Rant of the Week

I am the Humblest
Man in the World

Rick Warren was invited to give an address to TED in February 2006.  Time Magazine had recently identified Rick Warren as a veritable god of popular religion and wisdom, so I thought I'd better check it out. 

Not that I hadn't checked out "Purpose Driven Life"....  I tried.  I couldn't finish it.  I couldn't find the content.  It was the kind of sustained generic common sense which, devoid of any specific application, can never be proven wrong.  Be yourself.  Have patience.  Set goals.  Plan ahead.  Was there something remarkable in this book that I missed?  Are there really millions of people out there who don't have any purpose?  Will any of them, really, acquire one by reading this book?

Warren makes the stunning assertion that he doesn't know a single pastor who is "in it for the money".  That's a stereotype, he says, but it's not true.  That's amazing.  He doesn't think pastors draw a salary anywhere?  He doesn't believe that deep down within their presumptive souls it never occurred to most pastors that they could get paid to talk?

I leave alone for the moment the outrageousness of it all, but either he's right and all those exposé's about preachers living in hugely expensive mansions or driving around in limousines or wearing expensive designer clothes are false.... or he's being incredibly disingenuous.  Either "Elmer Gantry" is a fraud or Warren is.  Either Jim Bakker is a shocking aberration or he just happened to get caught.  Either John Hagee is just covering his expenses or he is living very, very well.  Either Dobson has bodyguards or he doesn't.  Either Rick Warren himself has bodyguards or he doesn't.

Warren traveled to Syria in 2006 and made several statements afterwards that appeared to praise Assad's regime there as tolerant and moderate.  I get that Warren believes he can personally negotiate world peace, but I also get that he, like Billy Graham, may be naive, and may be in the process of allowing himself to be used by shrewd politicians.  What does he get out of it?  Well, gosh, just read his stuff.  Like Rev. James Dobson, he loves to name-drop.  Even worse, when taken to task by Joseph Farah, one of the fanatics at WorldNetDaily, for his comments, Warren appeared to misrepresent himself-- to put it generously.  Then he accused Farah of being Satan's proxy. Then he apologized to Farah.  (Farah, by the way, is far more scary than Warren will ever be, and almost as scary as Dobson but not quite as scary--or comical--as John Hagee).

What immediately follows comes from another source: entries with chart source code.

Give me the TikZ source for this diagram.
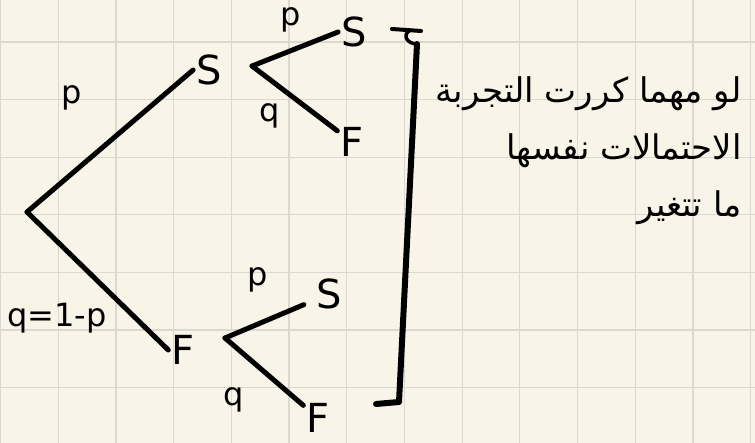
\documentclass[tikz,border=0pt]{standalone}
\usepackage{fontspec}
\setsansfont{DejaVu Sans}
\newfontfamily\arabicfont[Script=Arabic]{DejaVu Sans}
\TeXXeTstate=1
\definecolor{paper}{HTML}{F8F4E8}
\definecolor{gridc}{HTML}{DAD8D0}
\begin{document}
\begin{tikzpicture}[x=1pt,y=-1pt,
  lbl/.style={font=\sffamily\fontsize{40}{40}\selectfont, inner sep=3pt},
  sml/.style={font=\sffamily\fontsize{32}{32}\selectfont, inner sep=1pt},
  br/.style={line width=5pt, line cap=round, line join=round},
  artext/.style={font=\arabicfont\fontsize{34}{57}\selectfont, align=right, inner sep=0pt}]
\useasboundingbox (0,0) rectangle (755,443);
\fill[paper] (0,0) rectangle (755,443);
\foreach \i in {0,...,13} {\draw[gridc, line width=1.2pt] ({0.5+57.7*\i},0) -- ({0.5+57.7*\i},443);}
\foreach \j in {0,...,7} {\draw[gridc, line width=1.2pt] (0,{42+57.6*\j}) -- (755,{42+57.6*\j});}
% tree
\coordinate (root) at (27,212);
\node[lbl] (S1) at (209,70) {S};
\node[lbl] (F1) at (183,350) {F};
\coordinate (v1) at (252,66);
\coordinate (v2) at (225,338);
\node[lbl] (S2) at (354,32) {S};
\node[lbl] (F2) at (352,142) {F};
\node[lbl] (S3) at (329,294) {S};
\node[lbl] (F3) at (318,418) {F};
\draw[br] (root) -- (S1.west);
\draw[br] (root) -- (F1.west);
\draw[br] (v1) -- (S2.west);
\draw[br] (v1) -- (F2);
\draw[br, shorten >=10pt] (v2) -- (S3);
\draw[br] (v2) -- (F3);
% probability labels
\node[sml] (p1) at (72,98) {p};
\node[sml] (q1) at (57,318) {q=1-p};
\node[sml] (p2) at (291,20) {p};
\node[sml] (q2) at (270,116) {q};
\node[sml] (p3) at (258,280) {p};
\node[sml] (q3) at (234,400) {q};
% bracket
\draw[br, line width=4pt] (392,29) -- (421,31);
\draw[br, line width=3.5pt] (409,31) .. controls (402,36) and (408,44) .. (417,44);
\draw[br, line width=6pt] (417,44) -- (399,402) -- (376,404);
% arabic note
\node[artext, anchor=north east] (note) at (742,76)
  {\beginR لو مهما كررت التجربة\endR\\
   \beginR الاحتمالات نفسها\endR\\
   \beginR ما تتغير\endR};
\end{tikzpicture}
\end{document}
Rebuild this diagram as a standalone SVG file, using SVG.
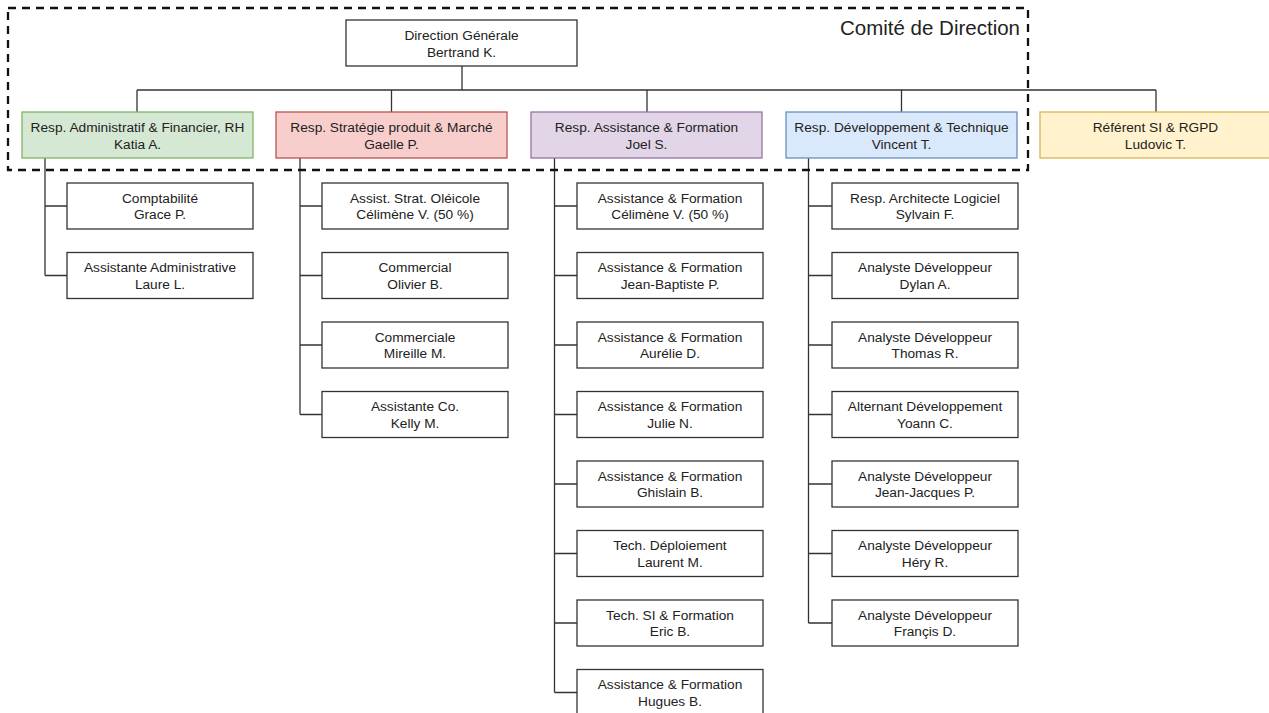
<svg xmlns="http://www.w3.org/2000/svg" width="1269" height="713" viewBox="0 0 1269 713">
<style>
.bg{fill:#ffffff}
.box{fill:#ffffff;stroke:#333333;stroke-width:1.3}
.g{fill:#d5e8d4;stroke:#82b366;stroke-width:1.3}
.r{fill:#f8cecc;stroke:#b85450;stroke-width:1.3}
.p{fill:#e1d5e7;stroke:#9673a6;stroke-width:1.3}
.b{fill:#dae8fc;stroke:#6c8ebf;stroke-width:1.3}
.y{fill:#fff2cc;stroke:#d6b656;stroke-width:1.3}
.t{font-family:"Liberation Sans",Arial,Helvetica,sans-serif;font-size:13.7px;fill:#222222;text-anchor:middle}
.title{font-family:"Liberation Sans",Arial,Helvetica,sans-serif;font-size:20.5px;fill:#222222;text-anchor:end}
.ln{fill:none;stroke:#333333;stroke-width:1.3}
.dash{fill:none;stroke:#111111;stroke-width:2.3;stroke-dasharray:8 6}
</style>
<rect class="bg" x="0" y="0" width="1269" height="713"/>

<g id="connectors">
<path class="ln" d="M462 66 V90 M137 90 H1156 M137 90 V112 M391.5 90 V112 M647 90 V112 M901.5 90 V112 M1156 90 V112"/>
<path class="ln" d="M45 158 V275.5 M45 206 H67 M45 275.5 H67"/>
<path class="ln" d="M300 158 V414.5 M300 206 H322 M300 275.5 H322 M300 345 H322 M300 414.5 H322"/>
<path class="ln" d="M554.5 158 V692.5 M554.5 206 H577 M554.5 275.5 H577 M554.5 345 H577 M554.5 414.5 H577 M554.5 484 H577 M554.5 553.5 H577 M554.5 623 H577 M554.5 692.5 H577"/>
<path class="ln" d="M808.5 158 V623 M808.5 206 H832 M808.5 275.5 H832 M808.5 345 H832 M808.5 414.5 H832 M808.5 484 H832 M808.5 553.5 H832 M808.5 623 H832"/>
</g>

<g id="comite">
<rect class="dash" x="8" y="8" width="1020" height="162"/>
<text class="title" x="1020" y="35">Comité de Direction</text>
</g>

<g id="dg"><rect class="box" x="346" y="20" width="231" height="46"/><text class="t" x="461.5" y="40">Direction Générale</text><text class="t" x="461.5" y="56.5">Bertrand K.</text></g>

<g id="admin"><rect class="g" x="22" y="112" width="231" height="46"/><text class="t" x="137.5" y="132">Resp. Administratif &amp; Financier, RH</text><text class="t" x="137.5" y="148.5">Katia A.</text></g>
<g id="strat"><rect class="r" x="276" y="112" width="231" height="46"/><text class="t" x="391.5" y="132">Resp. Stratégie produit &amp; Marché</text><text class="t" x="391.5" y="148.5">Gaelle P.</text></g>
<g id="assist"><rect class="p" x="531" y="112" width="231" height="46"/><text class="t" x="646.5" y="132">Resp. Assistance &amp; Formation</text><text class="t" x="646.5" y="148.5">Joel S.</text></g>
<g id="dev"><rect class="b" x="786" y="112" width="231" height="46"/><text class="t" x="901.5" y="132">Resp. Développement &amp; Technique</text><text class="t" x="901.5" y="148.5">Vincent T.</text></g>
<g id="rgpd"><rect class="y" x="1040" y="112" width="231" height="46"/><text class="t" x="1155.5" y="132">Référent SI &amp; RGPD</text><text class="t" x="1155.5" y="148.5">Ludovic T.</text></g>

<g id="a1"><rect class="box" x="67" y="183" width="186" height="46"/><text class="t" x="160" y="202.5">Comptabilité</text><text class="t" x="160" y="219">Grace P.</text></g>
<g id="a2"><rect class="box" x="67" y="252.5" width="186" height="46"/><text class="t" x="160" y="272">Assistante Administrative</text><text class="t" x="160" y="288.5">Laure L.</text></g>

<g id="s1"><rect class="box" x="322" y="183" width="186" height="46"/><text class="t" x="415" y="202.5">Assist. Strat. Oléicole</text><text class="t" x="415" y="219">Célimène V. (50 %)</text></g>
<g id="s2"><rect class="box" x="322" y="252.5" width="186" height="46"/><text class="t" x="415" y="272">Commercial</text><text class="t" x="415" y="288.5">Olivier B.</text></g>
<g id="s3"><rect class="box" x="322" y="322" width="186" height="46"/><text class="t" x="415" y="341.5">Commerciale</text><text class="t" x="415" y="358">Mireille M.</text></g>
<g id="s4"><rect class="box" x="322" y="391.5" width="186" height="46"/><text class="t" x="415" y="411">Assistante Co.</text><text class="t" x="415" y="427.5">Kelly M.</text></g>

<g id="f1"><rect class="box" x="577" y="183" width="186" height="46"/><text class="t" x="670" y="202.5">Assistance &amp; Formation</text><text class="t" x="670" y="219">Célimène V. (50 %)</text></g>
<g id="f2"><rect class="box" x="577" y="252.5" width="186" height="46"/><text class="t" x="670" y="272">Assistance &amp; Formation</text><text class="t" x="670" y="288.5">Jean-Baptiste P.</text></g>
<g id="f3"><rect class="box" x="577" y="322" width="186" height="46"/><text class="t" x="670" y="341.5">Assistance &amp; Formation</text><text class="t" x="670" y="358">Aurélie D.</text></g>
<g id="f4"><rect class="box" x="577" y="391.5" width="186" height="46"/><text class="t" x="670" y="411">Assistance &amp; Formation</text><text class="t" x="670" y="427.5">Julie N.</text></g>
<g id="f5"><rect class="box" x="577" y="461" width="186" height="46"/><text class="t" x="670" y="480.5">Assistance &amp; Formation</text><text class="t" x="670" y="497">Ghislain B.</text></g>
<g id="f6"><rect class="box" x="577" y="530.5" width="186" height="46"/><text class="t" x="670" y="550">Tech. Déploiement</text><text class="t" x="670" y="566.5">Laurent M.</text></g>
<g id="f7"><rect class="box" x="577" y="600" width="186" height="46"/><text class="t" x="670" y="619.5">Tech. SI &amp; Formation</text><text class="t" x="670" y="636">Eric B.</text></g>
<g id="f8"><rect class="box" x="577" y="669.5" width="186" height="46"/><text class="t" x="670" y="689">Assistance &amp; Formation</text><text class="t" x="670" y="705.5">Hugues B.</text></g>

<g id="d1"><rect class="box" x="832" y="183" width="186" height="46"/><text class="t" x="925" y="202.5">Resp. Architecte Logiciel</text><text class="t" x="925" y="219">Sylvain F.</text></g>
<g id="d2"><rect class="box" x="832" y="252.5" width="186" height="46"/><text class="t" x="925" y="272">Analyste Développeur</text><text class="t" x="925" y="288.5">Dylan A.</text></g>
<g id="d3"><rect class="box" x="832" y="322" width="186" height="46"/><text class="t" x="925" y="341.5">Analyste Développeur</text><text class="t" x="925" y="358">Thomas R.</text></g>
<g id="d4"><rect class="box" x="832" y="391.5" width="186" height="46"/><text class="t" x="925" y="411">Alternant Développement</text><text class="t" x="925" y="427.5">Yoann C.</text></g>
<g id="d5"><rect class="box" x="832" y="461" width="186" height="46"/><text class="t" x="925" y="480.5">Analyste Développeur</text><text class="t" x="925" y="497">Jean-Jacques P.</text></g>
<g id="d6"><rect class="box" x="832" y="530.5" width="186" height="46"/><text class="t" x="925" y="550">Analyste Développeur</text><text class="t" x="925" y="566.5">Héry R.</text></g>
<g id="d7"><rect class="box" x="832" y="600" width="186" height="46"/><text class="t" x="925" y="619.5">Analyste Développeur</text><text class="t" x="925" y="636">Françis D.</text></g>
</svg>
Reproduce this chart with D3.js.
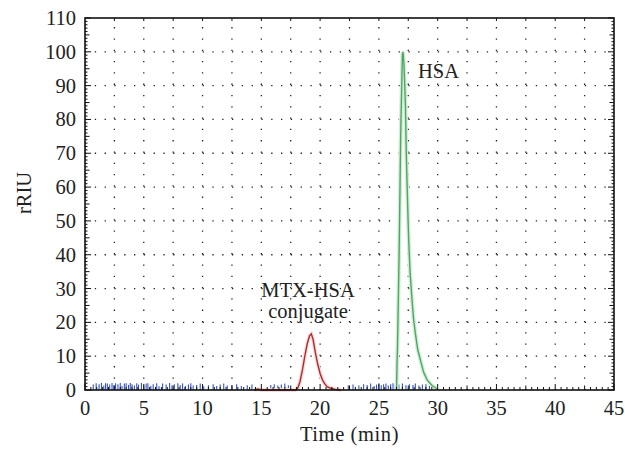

It is a little difficult to believe that any preacher presenting a message, nowadays, that is genuinely biblical, and transforming in a spiritual sense, would be invited to speak at the NBA all-star game.  The organizers of the NBA all-star game are not going to invite someone to speak who seems to hold exotic values.  They won't invite someone who believes that sports are not really all that important, that success is not about winning, that trinkets and souvenirs won't buy you happiness. 

Warren claims that he wants evangelicals to stop voting for candidates based on single, "wedge" issues like abortion.  He wants us to believe that he is more sophisticated and mature than that-- he thinks the environment is also important, and poverty.  So Warren hosts Obama and McCain this year-- separately-- claiming to be non-partisan, but in 2004, he issued a "toolbox" for pastors which urged them to urge their church members to consider abortion as the only non-negotiable moral value in the election.  So Warren wants to sound objective and enlightened and a little more sophisticated... but he ends up with the same position as Pat Robertson, who doesn't drive around in a limousine, don't you know.